:: Description of the task ::
Exact reproduction is required for the lines bounded by the one containing "Clone this chart in matplotlib." and the one containing "plt.rcParams['font.family'] = ['Liberation", both bounds included. Print them without any pictures.

-- Start Given data --

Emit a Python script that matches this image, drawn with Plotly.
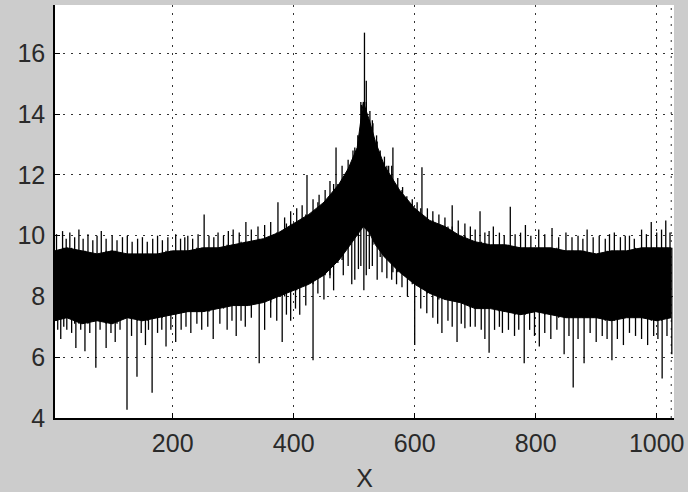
import numpy as np
import plotly.graph_objects as go

# Envelope of the dense noisy band
env_x = [5, 25, 50, 75, 100, 125, 150, 175, 200, 225, 250, 275, 300, 325, 350, 375, 400,
         425, 450, 475, 490, 505, 515, 525, 535, 550, 575, 600, 625, 650, 675, 700, 725,
         750, 775, 800, 825, 850, 875, 900, 925, 950, 975, 1000, 1024]
env_hi = [9.5, 9.6, 9.5, 9.4, 9.5, 9.4, 9.4, 9.4, 9.5, 9.5, 9.6, 9.6, 9.7, 9.8, 9.9, 10.1, 10.4,
          10.7, 11.1, 11.7, 12.2, 12.9, 14.4, 13.8, 13.1, 12.3, 11.5, 10.9, 10.5, 10.3, 10.0, 9.8, 9.7,
          9.7, 9.6, 9.6, 9.6, 9.5, 9.5, 9.4, 9.5, 9.5, 9.6, 9.6, 9.6]
env_lo = [7.2, 7.3, 7.1, 7.2, 7.1, 7.3, 7.2, 7.3, 7.4, 7.5, 7.5, 7.6, 7.7, 7.7, 7.8, 8.0, 8.2,
          8.4, 8.7, 9.2, 9.6, 10.0, 10.3, 10.1, 9.7, 9.3, 8.8, 8.4, 8.1, 7.9, 7.8, 7.6, 7.6,
          7.5, 7.4, 7.5, 7.4, 7.3, 7.3, 7.3, 7.2, 7.3, 7.3, 7.2, 7.3]

# Individual upward spikes (x, tip value)
up_x = [8, 18, 24, 30, 38, 45, 52, 60, 68, 75, 82, 90, 100, 108, 117, 125, 133, 142, 150, 158,
        167, 175, 183, 192, 205, 213, 220, 225, 233, 242, 252, 260, 268, 275, 284, 292, 300,
        310, 321, 330, 341, 352, 362, 374, 385, 395, 405, 414, 422, 432, 442, 452, 460, 470,
        480, 490, 498, 506, 512, 517, 520, 526, 531, 537, 543, 550, 557, 564, 572, 580, 587,
        596, 604, 612, 621, 630, 640, 650, 662, 672, 683, 692, 700, 708, 716, 723, 730, 740,
        748, 758, 766, 775, 783, 792, 805, 815, 827, 838, 850, 860, 870, 878, 885, 895, 905,
        915, 922, 930, 940, 948, 955, 963, 975, 983, 991, 1000, 1008, 1015, 1022]
up_y = [10.05, 10.15, 9.9, 10.1, 9.95, 10.2, 9.9, 10.05, 9.85, 10.0, 10.15, 9.9, 10.0, 9.85,
        9.95, 10.0, 9.8, 9.9, 9.95, 9.8, 9.9, 10.0, 9.85, 9.95, 10.05, 9.9, 9.95, 10.0, 9.9,
        10.05, 10.7, 10.0, 9.95, 10.1, 10.0, 10.15, 10.2, 10.1, 10.45, 10.2, 10.3, 10.35, 10.45,
        11.1, 10.6, 10.8, 10.9, 11.0, 12.0, 11.2, 11.35, 11.5, 11.8, 12.9, 12.3, 12.5, 12.8,
        13.3, 14.3, 16.68, 15.1, 14.1, 13.7, 13.3, 12.8, 12.6, 12.3, 12.9, 11.9, 11.6, 11.3,
        11.2, 11.1, 12.25, 10.9, 10.8, 10.7, 10.6, 11.0, 10.5, 10.4, 10.3, 10.2, 10.8, 10.1,
        10.15, 10.3, 10.1, 10.0, 10.95, 10.05, 10.1, 10.35, 10.0, 10.2, 10.05, 10.25, 9.95,
        10.1, 9.95, 10.0, 9.9, 10.2, 9.95, 10.0, 9.9, 10.05, 10.1, 9.95, 10.0, 10.0, 9.9,
        10.2, 10.05, 10.45, 10.1, 10.2, 10.5, 10.1]

# Individual downward spikes (x, tip value)
down_x = [10, 15, 20, 25, 33, 40, 48, 55, 63, 73, 80, 90, 98, 105, 113, 124.5, 132, 141, 148,
          155, 160, 166, 175, 182, 189, 197, 205, 214, 222, 230, 240, 248, 258, 267, 278, 290,
          298, 305, 313, 320, 330, 343, 352, 362, 372, 381, 388, 395, 403, 410, 420, 432, 440,
          450, 460, 466, 473, 482, 490, 496, 501, 507, 511, 516, 520, 525, 530, 538, 546, 554,
          562, 570, 579, 588, 600, 610, 620, 630, 638, 645, 655, 662, 670, 677, 683, 692, 700,
          710, 716, 723, 732, 740, 745, 755, 765, 772, 781, 790, 798, 806, 815, 825, 835, 847,
          855, 862, 870, 880, 890, 900, 910, 918, 926, 935, 945, 955, 965, 975, 985, 995, 1002,
          1009, 1017, 1025]
down_y = [6.9, 6.6, 7.0, 6.9, 6.8, 6.3, 6.9, 6.2, 6.8, 5.65, 6.9, 6.3, 6.8, 6.5, 6.9, 4.27,
          6.7, 5.36, 6.8, 6.4, 6.9, 4.83, 6.8, 6.9, 6.35, 6.9, 6.5, 6.9, 7.0, 6.8, 7.1, 6.9,
          7.0, 6.6, 7.1, 6.9, 7.2, 6.7, 7.2, 7.0, 7.3, 5.8, 6.9, 7.3, 7.2, 6.5, 7.4, 7.2, 7.6,
          7.4, 7.7, 5.9, 8.1, 7.9, 8.6, 8.2, 9.1, 8.7, 9.0, 8.4, 8.55, 8.9, 9.0, 8.2, 8.7,
          8.9, 9.0, 8.55, 8.8, 8.6, 8.55, 8.4, 8.3, 8.0, 6.4, 7.6, 7.45, 7.3, 7.1, 6.8, 7.2,
          7.0, 6.5, 7.1, 6.95, 7.0, 7.0, 6.9, 6.6, 6.15, 6.9, 7.0, 6.8, 6.9, 6.7, 6.9, 5.8,
          6.9, 6.7, 6.35, 6.8, 6.6, 6.9, 6.1, 6.7, 5.0, 6.6, 5.8, 6.8, 6.5, 6.7, 6.6, 5.9,
          6.6, 6.4, 6.8, 6.7, 6.6, 6.4, 6.7, 6.6, 5.3, 6.7, 6.1]

x_ticks = [200, 400, 600, 800, 1000]
y_ticks = [4, 6, 8, 10, 12, 14, 16]

env_xa = np.array(env_x, float)
hi = np.array(env_hi)
lo = np.array(env_lo)


def nearest(xv):
    return int(np.argmin(np.abs(env_xa - xv)))


sx, sy = [], []
for xv, yv in zip(up_x, up_y):
    sx += [xv, xv, None]
    sy += [yv, lo[nearest(xv)], None]
for xv, yv in zip(down_x, down_y):
    sx += [xv, xv, None]
    sy += [yv, hi[nearest(xv)], None]

fig = go.Figure()
fig.add_trace(go.Scatter(x=env_x, y=env_lo, mode="lines",
                         line=dict(color="black", width=1), showlegend=False,
                         hoverinfo="skip"))
fig.add_trace(go.Scatter(x=env_x, y=env_hi, mode="lines", fill="tonexty",
                         fillcolor="black", line=dict(color="black", width=1),
                         showlegend=False, hoverinfo="skip"))
fig.add_trace(go.Scatter(x=sx, y=sy, mode="lines",
                         line=dict(color="black", width=1.3), showlegend=False,
                         hoverinfo="skip"))

# dotted line at the right edge of the data span
fig.add_shape(type="line", x0=1024, x1=1024, y0=0, y1=1, xref="x", yref="paper",
              line=dict(color="#333333", width=1, dash="2px,6px"), layer="below")

font = dict(family="Liberation Sans, Arial, sans-serif", size=25, color="#2a2a2a")

fig.update_layout(
    width=688, height=492,
    paper_bgcolor="#cccccc", plot_bgcolor="white",
    margin=dict(l=55, r=14, t=5, b=74, autoexpand=False),
    font=font,
    xaxis=dict(range=[5.5, 1028.6], tickvals=x_ticks, ticktext=[str(v) for v in x_ticks],
               showgrid=True, gridcolor="#333333", griddash="2px,6px", gridwidth=1,
               showline=True, linecolor="black", linewidth=1.5, mirror=False,
               ticks="inside", ticklen=5, tickcolor="black", zeroline=False,
               ticklabelstandoff=2, automargin=False,
               title=dict(text="X", font=font, standoff=14)),
    yaxis=dict(range=[4, 17.59], tickvals=y_ticks, ticktext=[str(v) for v in y_ticks],
               showgrid=True, gridcolor="#333333", griddash="2px,6px", gridwidth=1,
               showline=True, linecolor="black", linewidth=1.5, mirror=False,
               ticks="inside", ticklen=5, tickcolor="black", zeroline=False,
               ticklabelstandoff=3, automargin=False),
)

fig.write_html("out.html", config={"displayModeBar": False},
               post_script="document.body.style.margin='0';document.body.style.padding='0';")
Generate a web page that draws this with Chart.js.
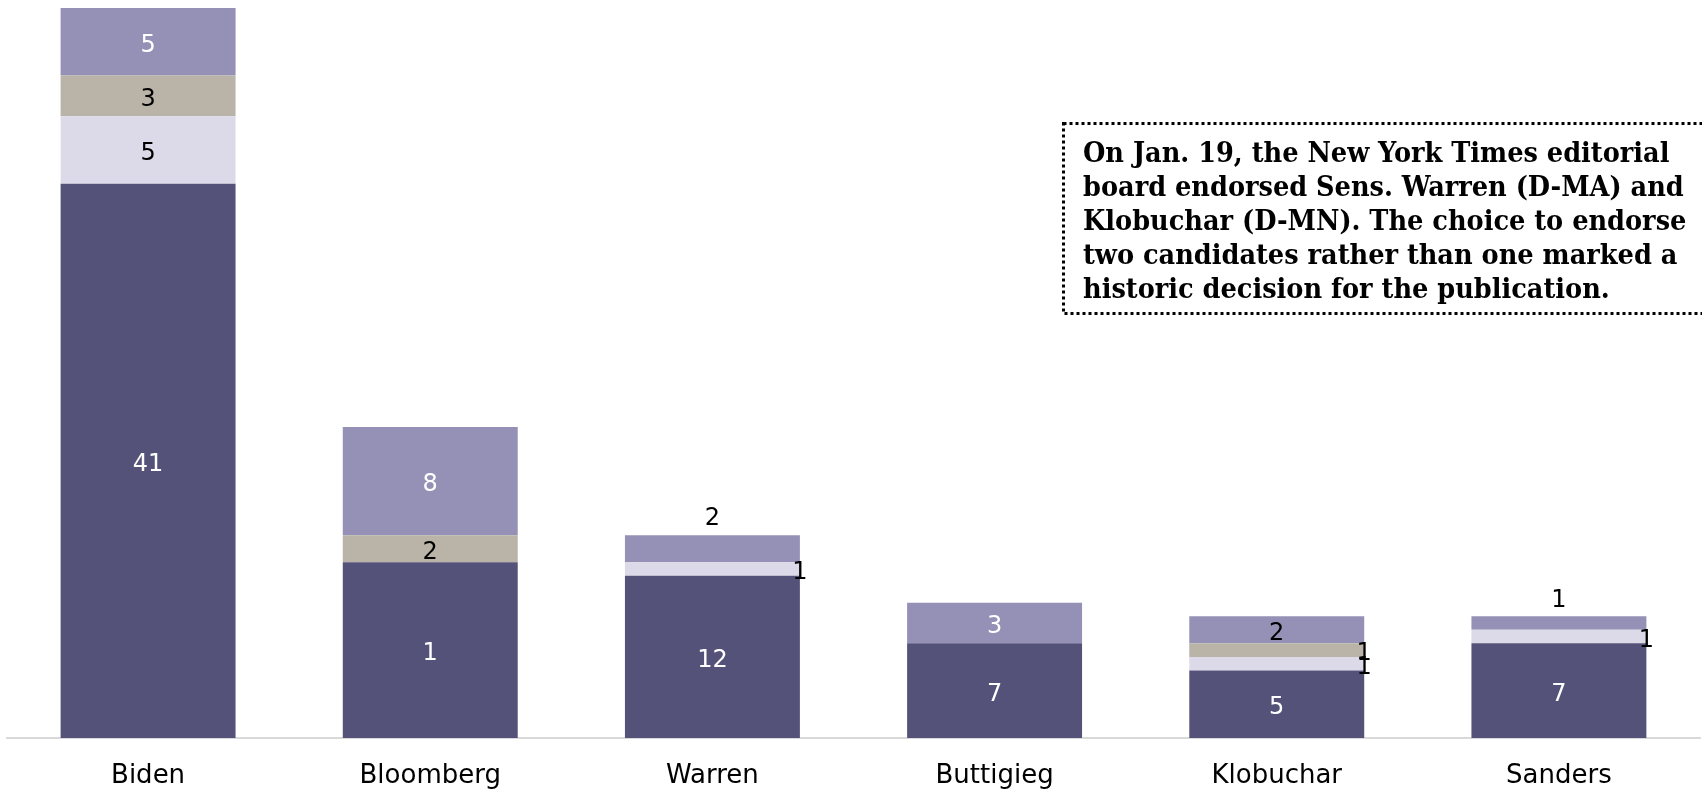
<!DOCTYPE html>
<html>
<head>
<meta charset="utf-8">
<script src="https://cdn.jsdelivr.net/npm/chart.js@4/dist/chart.umd.min.js"></script>
<style>
  html, body { margin: 0; padding: 0; background: #fff; }
  #wrap { width: 1702px; height: 789px; position: relative; }
</style>
</head>
<body>
<div id="wrap"><canvas id="ChartEndorse"></canvas></div>
<script>
// Кандидаты и поддержка по группам (снизу вверх)
var candidates = ['Biden', 'Bloomberg', 'Warren', 'Buttigieg', 'Klobuchar', 'Sanders'];
var seriesDark   = [41, 13, 12, 7, 5, 7];
var seriesLight  = [5, 0, 1, 0, 1, 1];
var seriesTan    = [3, 2, 0, 0, 1, 0];
var seriesMedium = [5, 8, 2, 3, 2, 1];
// подписи, как они стоят на исходнике (у Bloomberg там "1")
var darkLabels = ['41', '1', '12', '7', '5', '7'];

var noteLines = [
    'On Jan. 19, the New York Times editorial',
    'board endorsed Sens. Warren (D-MA) and',
    'Klobuchar (D-MN). The choice to endorse',
    'two candidates rather than one marked a',
    'historic decision for the publication.'
];

// где ставить подпись: c - по центру, r - у правого края, a - над столбцом
var placement = [
    ['c', 'c', 'c', 'c', 'c', 'c'],
    ['c', 'c', 'r', 'c', 'r', 'r'],
    ['c', 'c', 'c', 'c', 'r', 'c'],
    ['c', 'c', 'a', 'c', 'c', 'a']
];
var labelColors = [
    ['#fff', '#fff', '#fff', '#fff', '#fff', '#fff'],
    ['#000', '#000', '#000', '#000', '#000', '#000'],
    ['#000', '#000', '#000', '#000', '#000', '#000'],
    ['#fff', '#fff', '#000', '#fff', '#000', '#000']
];

var labelPlugin = {
    id: 'segLabels',
    afterDatasetsDraw: function(chart) {
        var ctx = chart.ctx;
        ctx.save();
        ctx.font = '24px "DejaVu Sans"';
        ctx.textAlign = 'center';
        ctx.textBaseline = 'middle';
        chart.data.datasets.forEach(function(ds, i) {
            var meta = chart.getDatasetMeta(i);
            meta.data.forEach(function(bar, j) {
                var v = ds.data[j];
                if (!v) return;
                var txt = i === 0 ? darkLabels[j] : String(v);
                var x = bar.x, y = (bar.y + bar.base) / 2;
                var p = placement[i][j];
                if (p === 'r') x = bar.x + bar.width / 2;
                if (p === 'a') y = bar.y - 20;
                ctx.fillStyle = labelColors[i][j];
                ctx.fillText(txt, x, y + 4);
            });
        });
        ctx.restore();
    }
};

var notePlugin = {
    id: 'noteBox',
    afterDraw: function(chart) {
        var ctx = chart.ctx;
        ctx.save();
        ctx.strokeStyle = '#000';
        ctx.lineWidth = 3;
        ctx.setLineDash([3, 3]);
        ctx.strokeRect(1063.5, 123.5, 660, 190);
        ctx.setLineDash([]);
        ctx.fillStyle = '#000';
        ctx.font = 'bold 28.5px "DejaVu Serif Condensed", "DejaVu Serif"';
        ctx.textAlign = 'left';
        ctx.textBaseline = 'alphabetic';
        noteLines.forEach(function(line, k) {
            ctx.fillText(line, 1083, 162 + k * 33.9);
        });
        ctx.restore();
    }
};

var EndorseCanvas = document.getElementById('ChartEndorse');
EndorseCanvas.width = 1702;
EndorseCanvas.height = 789;

var EndorseData = {
    labels: candidates,
    datasets: [
        { data: seriesDark,   backgroundColor: '#55527A' },
        { data: seriesLight,  backgroundColor: '#DCDAE8' },
        { data: seriesTan,    backgroundColor: '#B9B3A8' },
        { data: seriesMedium, backgroundColor: '#9590B5' }
    ]
};

var barChart = new Chart(EndorseCanvas, {
    type: 'bar',
    data: EndorseData,
    options: {
        responsive: false,
        animation: false,
        layout: { padding: { left: 7, right: 2, top: 8, bottom: 0 } },
        datasets: { bar: { barPercentage: 0.62, categoryPercentage: 1.0, borderWidth: 0 } },
        plugins: { legend: { display: false }, tooltip: { enabled: false } },
        scales: {
            x: {
                stacked: true,
                grid: { display: false },
                border: { color: '#D9D9D9', width: 2 },
                ticks: { color: '#000', padding: 15, font: { family: 'DejaVu Sans', size: 26 } },
                afterFit: function(scale) { scale.height = 51; }
            },
            y: {
                stacked: true,
                display: false,
                min: 0,
                max: 54
            }
        }
    },
    plugins: [labelPlugin, notePlugin]
});
</script>
</body>
</html>
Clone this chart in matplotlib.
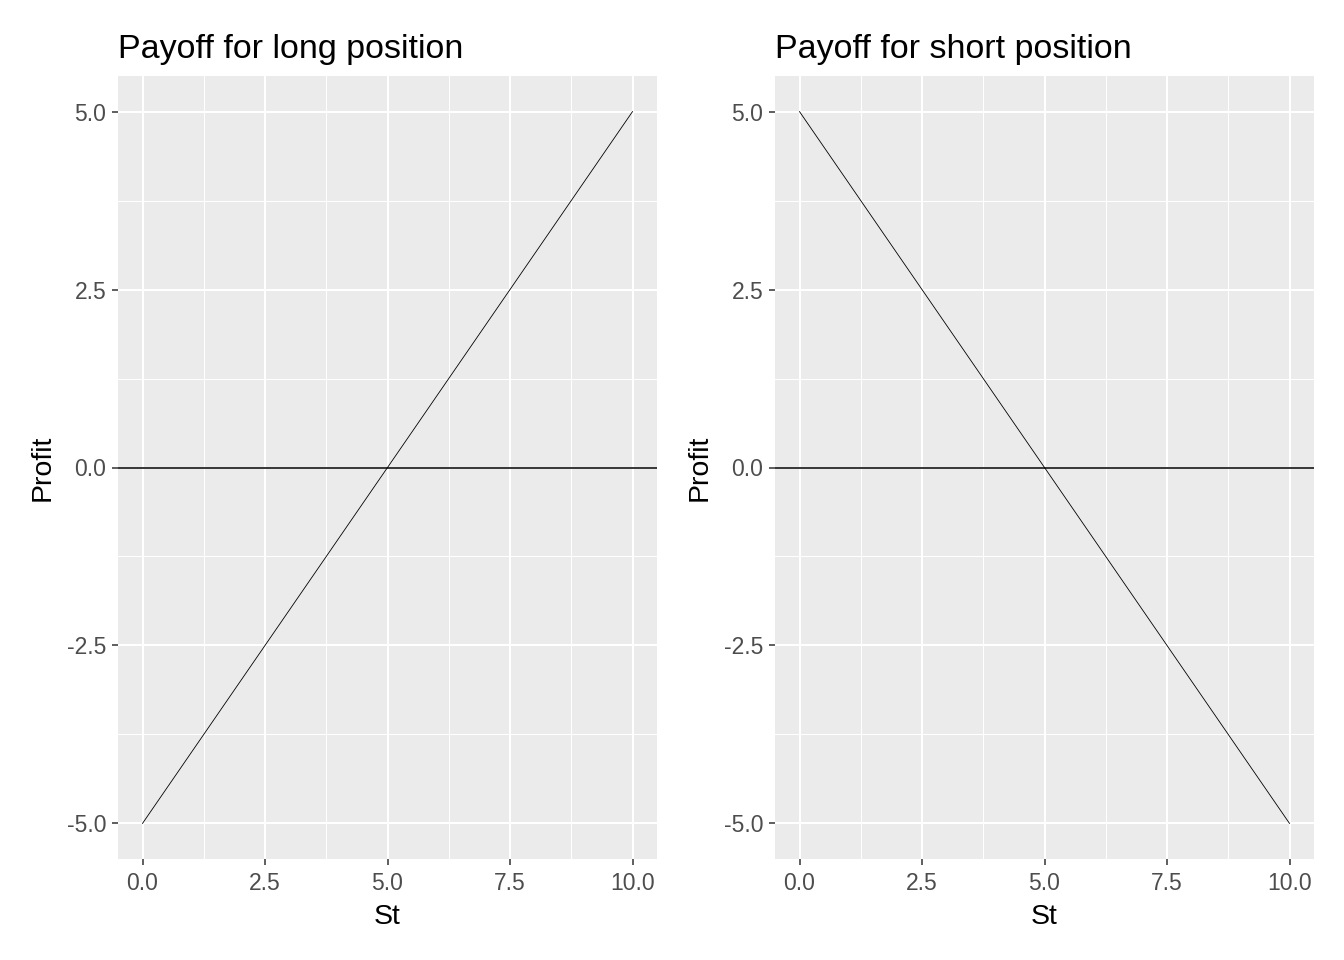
import matplotlib
matplotlib.use("Agg")
import matplotlib.pyplot as plt
import numpy as np

plt.rcParams['font.family'] = ['Liberation Sans', 'DejaVu Sans']

# data
st = [0, 10]
long_profit = [-5, 5]
short_profit = [5, -5]
titles = ["Payoff for long position", "Payoff for short position"]
ticks = [0.0, 2.5, 5.0, 7.5, 10.0]
yticks = [-5.0, -2.5, 0.0, 2.5, 5.0]

fig = plt.figure(figsize=(13.44, 9.6), dpi=100)
axes = [fig.add_axes([118 / 1344, 101 / 960, 539 / 1344, 783 / 960]),
        fig.add_axes([775 / 1344, 101 / 960, 539 / 1344, 783 / 960])]

for ax, prof, title in zip(axes, [long_profit, short_profit], titles):
    ax.set_facecolor("#EBEBEB")
    for s in ax.spines.values():
        s.set_visible(False)
    ax.set_xlim(-0.5, 10.5)
    ax.set_ylim(-5.5, 5.5)
    ax.set_xticks(ticks)
    ax.set_xticklabels([f"{t:.1f}" for t in ticks])
    ax.set_yticks(yticks)
    ax.set_yticklabels([f"{t:.1f}" for t in yticks])
    ax.set_xticks(np.arange(1.25, 10, 2.5), minor=True)
    ax.set_yticks(np.arange(-3.75, 5, 2.5), minor=True)
    ax.grid(True, which="major", color="white", linewidth=1.5)
    ax.grid(True, which="minor", color="white", linewidth=0.75)
    ax.tick_params(axis="both", which="major", colors="#333333", length=4,
                   width=1.1, labelsize=16.5, labelcolor="#4D4D4D")
    ax.tick_params(axis="x", which="major", pad=5.5)
    ax.tick_params(axis="y", which="major", pad=4.5)
    ax.tick_params(axis="both", which="minor", length=0)
    ax.set_axisbelow(True)
    ax.plot(st, prof, color="black", linewidth=0.6)
    ax.axhline(0, color="black", linewidth=1.1)
    ax.set_xlabel("St", fontsize=20.5, labelpad=6)
    ax.set_ylabel("Profit", fontsize=20.5, labelpad=8)
    ax.set_title(title, fontsize=24.5, loc="left", pad=13)

fig.savefig("out.png", dpi=100, facecolor="white")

-- End Given data --

:: Exercise result ::
Clone this chart in matplotlib.
import matplotlib
matplotlib.use("Agg")
import matplotlib.pyplot as plt
import numpy as np

plt.rcParams['font.family'] = ['Liberation Sans', 'DejaVu Sans']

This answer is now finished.